Emerging Concerns: The “Cash Flow Dilemma” Under the Halo
However, as we peel away the fog of concepts and examine its financial statements, another side of the story gradually becomes clear.
In the first half of 2025, Aopu Optoelectronics’ performance was not particularly impressive: revenue slightly decreased by 1.12%, and net profit fell by 9.51%. Although there are signs of stabilization in the second quarter, a more critical issue lies in the balance sheet.
A dangerous signal is flashing: accounts receivable.
In the first half of the year, the company’s accounts receivable surged nearly 40% compared to the beginning of the year, contrasting sharply with the decline in revenue. More intuitively, the ratio of accounts receivable to operating income has reached 160%. What does this mean? It means that for every 100 yuan of products sold, 160 yuan is still owed by customers. The deterioration in collection ability is consuming the company’s cash flow.

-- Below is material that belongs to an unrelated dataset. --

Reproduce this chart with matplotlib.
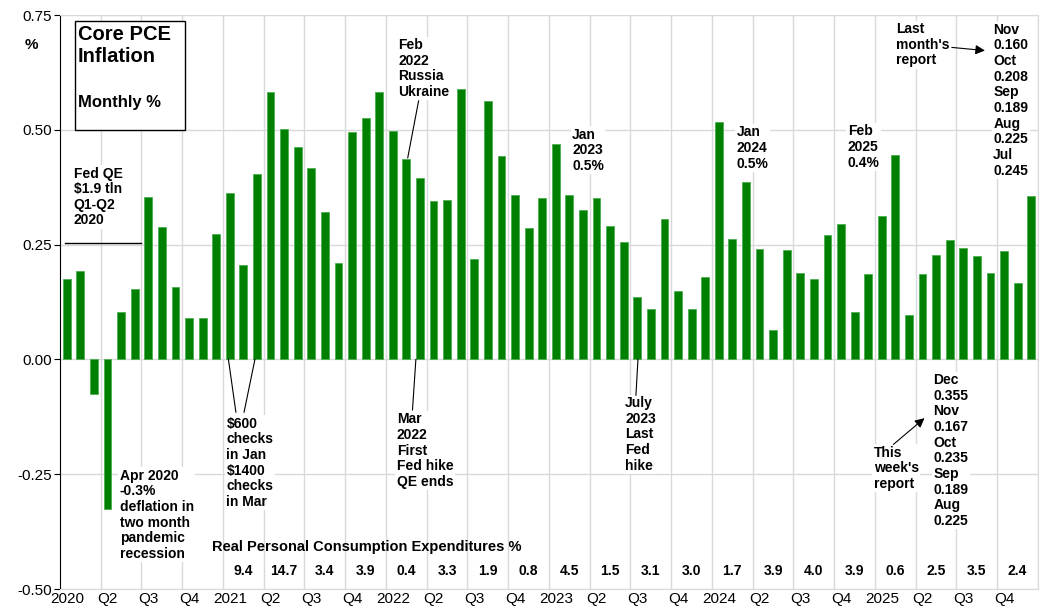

This directly leads to another tricky issue:Net cash flow from operating activities remains negative. In the first half of the year, this figure was -34.55 million yuan. Although the company has over 30 million yuan in net profit on paper, it has failed to convert this into real cash inflow. This phenomenon of “paper wealth,” combined with a high proportion of 38.6% in non-recurring income, points to the same problem:The profitability quality of the main business needs improvement.
In simple terms, Aopu Optoelectronics is like a top-notch “craftsman” that has received a large order (the 297 million yuan contract) with promising prospects. However, at present, it is struggling due to customer payment delays (high accounts receivable), leading to cash shortages (negative cash flow), and even needing some “extra income” (non-recurring income) to maintain appearances.
The Future Path: Will the “Story” Materialize or Will the “Bubble” Burst?
So, how should we view this company that is “half flame, half seawater”?
For investors, Aopu Optoelectronics is undoubtedly a target full of temptation and challenges.
Its “bet” lies in whether the three major highlights of the future can materialize:
- Breakthroughs in the semiconductor field: Can Yuheng Optics’ high-end grating scales transition from “small batch supply” to “large-scale replacement of imports”? This is key to determining whether its valuation can leap from “military” to “technology.”
- Positioning in the robotics sector: Can the contacts with humanoid robot manufacturers translate into real orders? This will be a catalyst for igniting the next wave of market enthusiasm.
- Commercial aerospace dividends: Can Changguang Aerospace ride the wave of commercial aerospace to elevate its composite material business to new heights?
Its “safety valve” lies in improving financial conditions. Investors need to closely monitor whether that 297 million yuan mega order can be collected smoothly. Can the proportion of accounts receivable decrease? When will operating cash flow turn positive? These are the cornerstones for assessing whether its “story” can materialize.
Conclusion
Aopu Optoelectronics undoubtedly stands at the intersection of the era’s tide. It holds the “golden key” of the Chinese Academy of Sciences and is positioned in four golden tracks: military industry, semiconductors, robotics, and commercial aerospace, with broad prospects. However, the patience of the capital market is limited. When the “story” has been told over and over, what the market ultimately wants to see are tangible results and healthy financial statements.
It is a typical “potential stock,” but turning “potential” into “strength” requires time and addressing the current “growing pains.” For investors chasing hot trends, it is a “ticket” to the future, but before boarding, one must clearly see the storms along the journey.
This article is based on Aopu Optoelectronics’ 2025 semi-annual report, announcements regarding major contract signings, and public information from Huaxi Securities, Guotai Junan, and other brokerage research reports. The content of this article does not constitute any investment advice, and investors should make independent judgments and bear investment risks. The market has risks; investment requires caution.